Urban Contemporary, 2004
Trying to have a career after American Idol is a cautionary tale in itself. The bizarre mismanagement of the careers of Tamyra Gray, Ruben Studdard, and the evergreen punchline Justin Guarini proves that the brains behind the concept have no clue about actually running an artist’s career. But it’s not just the management that is the hurdle that the Idol alumni must overcome. The Idol phenomenon is such that it inspires ridiculous, boundary-free zeal in so many of the irrational people that tune in, and there really are so many of these people. There are fans who will hold a lifelong grudge against the winners because their favorites lost and there are also fans who love the winners but will never buy anything these winners come out with unless these winners are singing and doing exactly what they want these winners to do. That’s what happens when you allow people to believe that they have a right to say what goes on in an artist’s life because they ordain the artist as an Idol – there are many Fantasia fans who boycott her debut CD Free Yourself because it isn’t some Etta James sound-alike like they so badly want it to be.
But what do they expect? Then again, who is buying Free Yourself? The problem with this CD is that it showcases nothing that makes Fantasia an irresistible performer with star power on the show. Filled with banal and trite mainstream R&B anthems with riffs and hooks blatantly lifted from more accomplished names (Got Me Waiting is Usher’s U Got It Bad, for example), there is nothing here to persuade a casual listener to take the CD home. At best, the songs are mildly catchy (Truth Is and It’s All Good) and at worst, the songs just go on and on like some crappy Ashanti ditty that will never end. The exceptions are the Missy-Elliot produced Selfish, if only for its use of strings and Indian chants, and Baby Mama, a truly over-the-top in-your-face tribute to single mothers that is begging to be made the theme song of a satiric African-American sitcom produced by Spike Lee. Any song with the line “I see you get the support check in the mail; you opened it and you’re like, what the hell?” has to be good.
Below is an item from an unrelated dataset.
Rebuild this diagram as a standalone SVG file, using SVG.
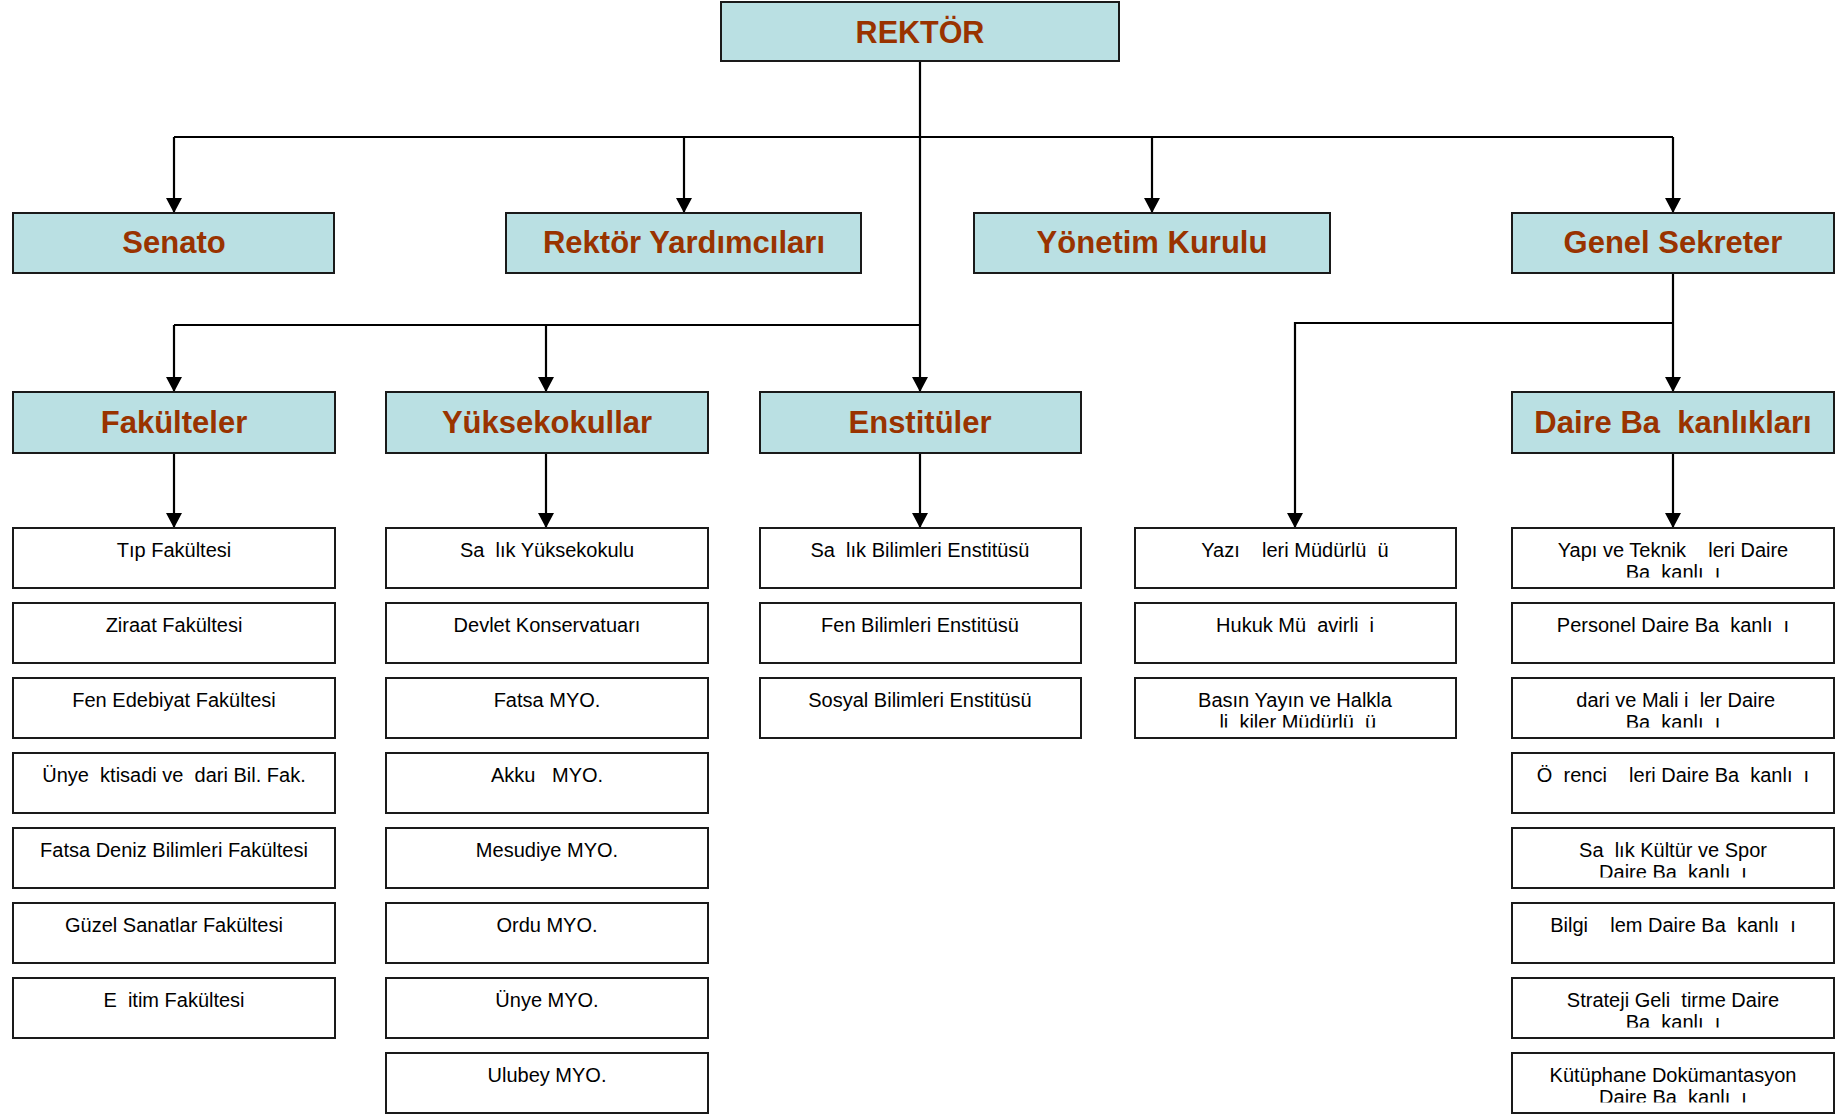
<svg xmlns="http://www.w3.org/2000/svg" width="1844" height="1114" viewBox="0 0 1844 1114">
<style>
.hb{fill:#bae0e3;stroke:#1a1a1a;stroke-width:2}
.bx{fill:#ffffff;stroke:#1a1a1a;stroke-width:2}
.ht{font-family:"Liberation Sans",Arial,sans-serif;font-weight:bold;font-size:31px;fill:#993300;text-anchor:middle;white-space:pre}
.st{font-family:"Liberation Sans",Arial,sans-serif;font-size:20px;fill:#000;text-anchor:middle;white-space:pre}
.cn{fill:none;stroke:#000;stroke-width:2.2}
</style>
<defs>
<marker id="ar" markerUnits="userSpaceOnUse" markerWidth="16" markerHeight="16" refX="15" refY="8" orient="auto">
<path d="M0,0 L15,8 L0,16 z" fill="#000"/>
</marker>
<clipPath id="cl"><rect x="0" y="0" width="322" height="49.5"/></clipPath>
</defs>
<g id="connectors">
<path class="cn" d="M920,61 V392" marker-end="url(#ar)"/>
<path class="cn" d="M174,137 H1673"/>
<path class="cn" d="M174,137 V213" marker-end="url(#ar)"/>
<path class="cn" d="M684,137 V213" marker-end="url(#ar)"/>
<path class="cn" d="M1152,137 V213" marker-end="url(#ar)"/>
<path class="cn" d="M1673,137 V213" marker-end="url(#ar)"/>
<path class="cn" d="M174,325 H920"/>
<path class="cn" d="M174,325 V392" marker-end="url(#ar)"/>
<path class="cn" d="M546,325 V392" marker-end="url(#ar)"/>
<path class="cn" d="M1673,273 V392" marker-end="url(#ar)"/>
<path class="cn" d="M1673,323 H1295 V528" marker-end="url(#ar)"/>
<path class="cn" d="M174,453 V528" marker-end="url(#ar)"/>
<path class="cn" d="M546,453 V528" marker-end="url(#ar)"/>
<path class="cn" d="M920,453 V528" marker-end="url(#ar)"/>
<path class="cn" d="M1673,453 V528" marker-end="url(#ar)"/>
</g>
<g id="rektor"><rect class="hb" x="721" y="2" width="398" height="59"/><text class="ht" x="920" y="43" style="font-size:30.5px">REKTÖR</text></g>
<g id="senato"><rect class="hb" x="13" y="213" width="321" height="60"/><text class="ht" x="174" y="253">Senato</text></g>
<g id="rektor-yardimcilari"><rect class="hb" x="506" y="213" width="355" height="60"/><text class="ht" x="684" y="253">Rektör Yardımcıları</text></g>
<g id="yonetim-kurulu"><rect class="hb" x="974" y="213" width="356" height="60"/><text class="ht" x="1152" y="253">Yönetim Kurulu</text></g>
<g id="genel-sekreter"><rect class="hb" x="1512" y="213" width="322" height="60"/><text class="ht" x="1673" y="253">Genel Sekreter</text></g>
<g id="fakulteler"><rect class="hb" x="13" y="392" width="322" height="61"/><text class="ht" x="174" y="433">Fakülteler</text></g>
<g id="yuksekokullar"><rect class="hb" x="386" y="392" width="322" height="61"/><text class="ht" x="547" y="433">Yüksekokullar</text></g>
<g id="enstituler"><rect class="hb" x="760" y="392" width="321" height="61"/><text class="ht" x="920" y="433">Enstitüler</text></g>
<g id="daire-baskanliklari"><rect class="hb" x="1512" y="392" width="322" height="61"/><text class="ht" x="1673" y="433">Daire Ba  kanlıkları</text></g>

<g id="f1" transform="translate(13,528)"><rect class="bx" width="322" height="60"/><text class="st" x="161" y="29">Tıp Fakültesi</text></g>
<g id="f2" transform="translate(13,603)"><rect class="bx" width="322" height="60"/><text class="st" x="161" y="29">Ziraat Fakültesi</text></g>
<g id="f3" transform="translate(13,678)"><rect class="bx" width="322" height="60"/><text class="st" x="161" y="29">Fen Edebiyat Fakültesi</text></g>
<g id="f4" transform="translate(13,753)"><rect class="bx" width="322" height="60"/><text class="st" x="161" y="29">Ünye  ktisadi ve  dari Bil. Fak.</text></g>
<g id="f5" transform="translate(13,828)"><rect class="bx" width="322" height="60"/><text class="st" x="161" y="29">Fatsa Deniz Bilimleri Fakültesi</text></g>
<g id="f6" transform="translate(13,903)"><rect class="bx" width="322" height="60"/><text class="st" x="161" y="29">Güzel Sanatlar Fakültesi</text></g>
<g id="f7" transform="translate(13,978)"><rect class="bx" width="322" height="60"/><text class="st" x="161" y="29">E  itim Fakültesi</text></g>

<g id="y1" transform="translate(386,528)"><rect class="bx" width="322" height="60"/><text class="st" x="161" y="29">Sa  lık Yüksekokulu</text></g>
<g id="y2" transform="translate(386,603)"><rect class="bx" width="322" height="60"/><text class="st" x="161" y="29">Devlet Konservatuarı</text></g>
<g id="y3" transform="translate(386,678)"><rect class="bx" width="322" height="60"/><text class="st" x="161" y="29">Fatsa MYO.</text></g>
<g id="y4" transform="translate(386,753)"><rect class="bx" width="322" height="60"/><text class="st" x="161" y="29">Akku   MYO.</text></g>
<g id="y5" transform="translate(386,828)"><rect class="bx" width="322" height="60"/><text class="st" x="161" y="29">Mesudiye MYO.</text></g>
<g id="y6" transform="translate(386,903)"><rect class="bx" width="322" height="60"/><text class="st" x="161" y="29">Ordu MYO.</text></g>
<g id="y7" transform="translate(386,978)"><rect class="bx" width="322" height="60"/><text class="st" x="161" y="29">Ünye MYO.</text></g>
<g id="y8" transform="translate(386,1053)"><rect class="bx" width="322" height="60"/><text class="st" x="161" y="29">Ulubey MYO.</text></g>

<g id="e1" transform="translate(760,528)"><rect class="bx" width="321" height="60"/><text class="st" x="160" y="29">Sa  lık Bilimleri Enstitüsü</text></g>
<g id="e2" transform="translate(760,603)"><rect class="bx" width="321" height="60"/><text class="st" x="160" y="29">Fen Bilimleri Enstitüsü</text></g>
<g id="e3" transform="translate(760,678)"><rect class="bx" width="321" height="60"/><text class="st" x="160" y="29">Sosyal Bilimleri Enstitüsü</text></g>

<g id="g1" transform="translate(1135,528)"><rect class="bx" width="321" height="60"/><text class="st" x="160" y="29">Yazı    leri Müdürlü  ü</text></g>
<g id="g2" transform="translate(1135,603)"><rect class="bx" width="321" height="60"/><text class="st" x="160" y="29">Hukuk Mü  avirli  i</text></g>
<g id="g3" transform="translate(1135,678)"><rect class="bx" width="321" height="60"/><text class="st" x="160" y="29" clip-path="url(#cl)">Basın Yayın ve Halkla<tspan x="160" dy="22"> li  kiler Müdürlü  ü</tspan></text></g>

<g id="d1" transform="translate(1512,528)"><rect class="bx" width="322" height="60"/><text class="st" x="161" y="29" clip-path="url(#cl)">Yapı ve Teknik    leri Daire<tspan x="161" dy="22">Ba  kanlı  ı</tspan></text></g>
<g id="d2" transform="translate(1512,603)"><rect class="bx" width="322" height="60"/><text class="st" x="161" y="29">Personel Daire Ba  kanlı  ı</text></g>
<g id="d3" transform="translate(1512,678)"><rect class="bx" width="322" height="60"/><text class="st" x="161" y="29" clip-path="url(#cl)"> dari ve Mali i  ler Daire<tspan x="161" dy="22">Ba  kanlı  ı</tspan></text></g>
<g id="d4" transform="translate(1512,753)"><rect class="bx" width="322" height="60"/><text class="st" x="161" y="29">Ö  renci    leri Daire Ba  kanlı  ı</text></g>
<g id="d5" transform="translate(1512,828)"><rect class="bx" width="322" height="60"/><text class="st" x="161" y="29" clip-path="url(#cl)">Sa  lık Kültür ve Spor<tspan x="161" dy="22">Daire Ba  kanlı  ı</tspan></text></g>
<g id="d6" transform="translate(1512,903)"><rect class="bx" width="322" height="60"/><text class="st" x="161" y="29">Bilgi    lem Daire Ba  kanlı  ı</text></g>
<g id="d7" transform="translate(1512,978)"><rect class="bx" width="322" height="60"/><text class="st" x="161" y="29" clip-path="url(#cl)">Strateji Geli  tirme Daire<tspan x="161" dy="22">Ba  kanlı  ı</tspan></text></g>
<g id="d8" transform="translate(1512,1053)"><rect class="bx" width="322" height="60"/><text class="st" x="161" y="29" clip-path="url(#cl)">Kütüphane Dokümantasyon<tspan x="161" dy="22">Daire Ba  kanlı  ı</tspan></text></g>
</svg>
Indeed, it is on Baby Mama that Fantasia shows what makes her a star on the third season of American Idol: she positively simmers with ferocious defiance as she half-raps, half-sings the actually (hilariously) awful lines of the song with gusto, as if she is walking barefoot and leading a parade of single mothers on a strike across America and they won’t stop until the government makes the improvements they need to live. Fantasia shouldn’t be singing a Missy Elliot tune or trying to be some nondescript mainstream R&B sultry diva. She should be cheek-to-cheek with Erykah Badu in a duet about bag ladies and the strange quirks of humanity.
But, having said all that, I must admit that Fantasia manages to sell the generally mediocre album very well. She can sing better than the current alumni of Idol winners. I only hope that she can outgrow the politics of the show and its fans to become the artist she deserves to be.